Elsevier

Polymer

Volume 232, 12 October 2021, 124159
Polymer

Vitrimer bead foams: Cell density control by cell splitting in weld-compression molding

https://doi.org/10.1016/j.polymer.2021.124159Get rights and content

Highlights

  • POE vitrimers and POE vitrimer foams were prepared via classical transesterification.

  • Two approaches were suggested for reprocessing and recycling POE vitrimer bead foams by weld-compression molding and re-foaming.

  • The cell density of the vitrimer bead foams could be tuned through a cell splitting process.

  • The mechanical properties of the recycled foams can be controlled over a wide range.

Abstract

The fabrication of weldable and recyclable polyolefin bead foams remains a great challenge. Here, we report a convenient pathway to transform polyolefin elastomer (POE) into vitrimers based on classical ester-hydroxyl transesterification through reactive extrusion. The dynamic behaviors and mechanical properties of POE vitrimers could be readily regulated by varying the dosage of the cross-linker. POE vitrimer bead foams are prepared by a simple and feasible free foaming technology. We suggest two approaches to reprocess and recycle POE vitrimer bead foams by weld-compression molding and re-foaming. POE vitrimer bead foams could be well bonded with adjustable cell density and performance through weld-compression molding strategy. The dynamic transesterification can not only promote the fusion of foam beads, but also induce the fusion of contact buckling cell walls under compression. This investigation would motivate further sustainable development in the designing and recycling of polymer bead foams.

Introduction

Polyolefin foams have been extensively used in many applications such as packaging, cushioning, agriculture, construction, electronic apparatus, and automotive production [1,2]. Currently, conventional polyolefin foams have been gradually banned or restricted for disposable packaging products in many countries due to their inherent non-biodegradability [[3], [4], [5]]. Bio-based polymeric foams like expanded polylactide (EPLA) seem to be a solution, but it still takes several months to be biodegraded in landfills [[6], [7], [8]]. Therefore, Upcycling or repurposing post-consumer polyolefin foams and even biodegradable polymer foams is an urgent demand [[9], [10], [11]].

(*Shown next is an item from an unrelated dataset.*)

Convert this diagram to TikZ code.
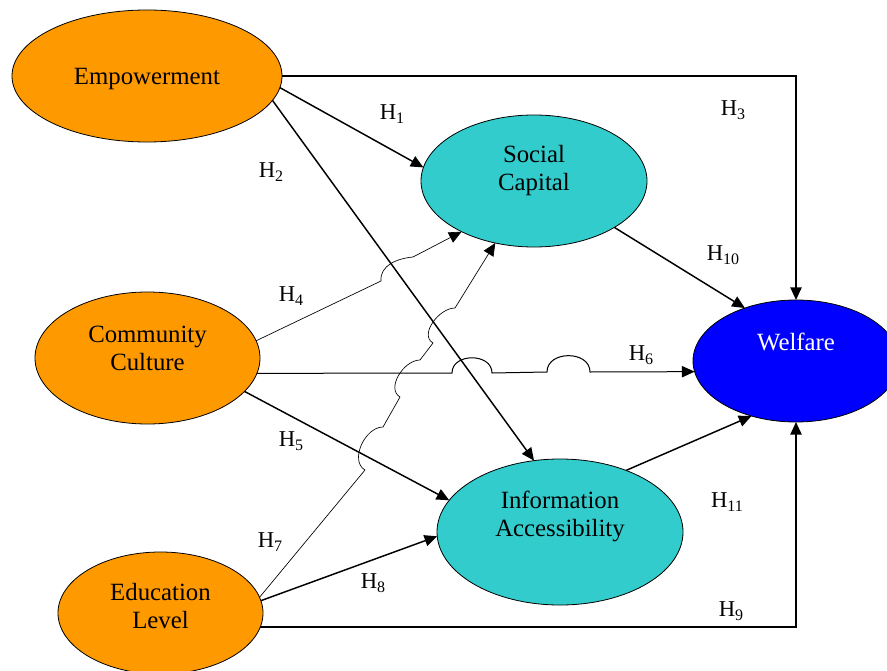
\documentclass[tikz,border=0pt]{standalone}
\usepackage{fontspec}
\setmainfont{Liberation Serif}
\usetikzlibrary{shapes.geometric,arrows.meta}
\definecolor{exogen}{HTML}{FF9900}
\definecolor{mediator}{HTML}{33CCCC}
\definecolor{endogen}{HTML}{0000FF}
\newcommand{\hyp}[1]{H\raisebox{-2.5pt}{\fontsize{12}{12}\selectfont #1}}

\begin{document}
\begin{tikzpicture}[x=0.75pt,y=-0.75pt,
  latent/.style={ellipse,draw=black,line width=0.6pt,inner sep=0pt,outer sep=0pt},
  vname/.style={align=center,inner sep=0pt,font=\fontsize{18.6}{21}\selectfont},
  hlabel/.style={inner sep=0pt,font=\fontsize{17}{20}\selectfont},
  link/.style={line width=1.1pt,-{Triangle[length=9.5pt,width=8.5pt]}},
  thinlink/.style={line width=0.5pt,-{Triangle[length=9.5pt,width=8.5pt]}},
  midlink/.style={line width=0.75pt,-{Triangle[length=9.5pt,width=8.5pt]}}]
\useasboundingbox (0,0) rectangle (887,670);
\node[latent,fill=exogen,minimum width=202.5pt,minimum height=99pt,
  label={[vname,name=emp-t,yshift=-2pt]center:Empowerment}] (emp) at (147,76) {};
\node[latent,fill=exogen,minimum width=168.75pt,minimum height=99pt,
  label={[vname,name=cul-t,yshift=7.5pt]center:Community\\Culture}] (cul) at (147.5,358) {};
\node[latent,fill=exogen,minimum width=153.75pt,minimum height=91.5pt,
  label={[vname,name=edu-t,yshift=5pt]center:Education\\Level}] (edu) at (160.5,613) {};
\node[latent,fill=mediator,minimum width=169.5pt,minimum height=99pt,
  label={[vname,name=soc-t,yshift=8pt]center:Social\\Capital}] (soc) at (534,181) {};
\node[latent,fill=mediator,minimum width=184.5pt,minimum height=109.5pt,
  label={[vname,name=inf-t,yshift=12pt]center:Information\\Accessibility}] (inf) at (560,532) {};
\node[latent,fill=endogen,minimum width=154.5pt,minimum height=91.5pt,
  label={[vname,name=wel-t,yshift=14pt,text=white]center:Welfare}] (wel) at (796,361) {};

\draw[link] (emp.-5) -- (soc.173);
\draw[link] (emp.-11) -- (inf.110);
\draw[link] (emp.east) -| (wel.north);
\draw[thinlink] (cul.9) -- (381,281) to[out=95,in=185] (413,257) -- (soc.-145);
\draw[link] (cul.-19) -- (inf.164);
\draw[midlink] (cul.-8) -- (452,373) to[out=90,in=90,looseness=1.3] (492,373)
  -- (547,372) to[out=90,in=90,looseness=1.3] (590,372) -- (wel.-174);
\draw[thinlink] (edu.9) -- (365,470) to[out=150,in=180] (383,427) -- (400,397)
  to[out=150,in=180] (420,360) -- (433,343) to[out=150,in=180] (455,308) -- (soc.-122);
\draw[link] (edu.7) -- (inf.-178);
\draw[link] (edu.-8) -| (wel.south);
\draw[link] (soc.-30) -- (wel.134);
\draw[link] (inf.43) -- (wel.-129);

\node[hlabel] (h1) at (392,114) {\hyp{1}};
\node[hlabel] (h2) at (271,172) {\hyp{2}};
\node[hlabel] (h3) at (733,110) {\hyp{3}};
\node[hlabel] (h4) at (291,296) {\hyp{4}};
\node[hlabel] (h5) at (291,441) {\hyp{5}};
\node[hlabel] (h6) at (641,355) {\hyp{6}};
\node[hlabel] (h7) at (270,542) {\hyp{7}};
\node[hlabel] (h8) at (373,583) {\hyp{8}};
\node[hlabel] (h9) at (731,611) {\hyp{9}};
\node[hlabel] (h10) at (723,255) {\hyp{10}};
\node[hlabel] (h11) at (727,502) {\hyp{11}};
\end{tikzpicture}
\end{document}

It is well known that many polyolefins with a linear chain structure have poor foamability because of their low melt strength, which strongly limits their applications in harsh environments [12]. The introduction of crosslinking networks into polyolefins could significantly improve its melt strength. However, conventional covalent crosslinks such as peroxide crosslinking make them difficult to recycle and re-use under mild conditions [13]. In contrast, when polymer chains are crosslinked by the dynamic covalent bonds, the obtained materials, known as vitrimers, not only exhibit physical performances comparable to thermosets, but can flow and relax completely owing to the exchangeable links can disassociate under external stimuli [14]. The flowability enables the dynamic crosslinked polymers to be reprocessed like thermoplastics. Therefore, incorporating dynamic crosslinking networks represents a promising strategy for designing and recycling polymers [15]. To date, chemistries for dynamic covalent networks have capitalized on the reversible formation of various transesterifications [[16], [17], [18]], dioxaborolane metathesis [19], vinylogous urethanes [20], disulfides [21], olefin metathesis [22], hemiaminals [23], thioaminals [24], diketoenamine exchange [25], and trans-carbonation exchange [26]. Moreover, the non-covalent interactions involving hydrogen bonding [27], π-π stacking [28], and host-guest recognition [29] are also options for dynamic crosslinking networks.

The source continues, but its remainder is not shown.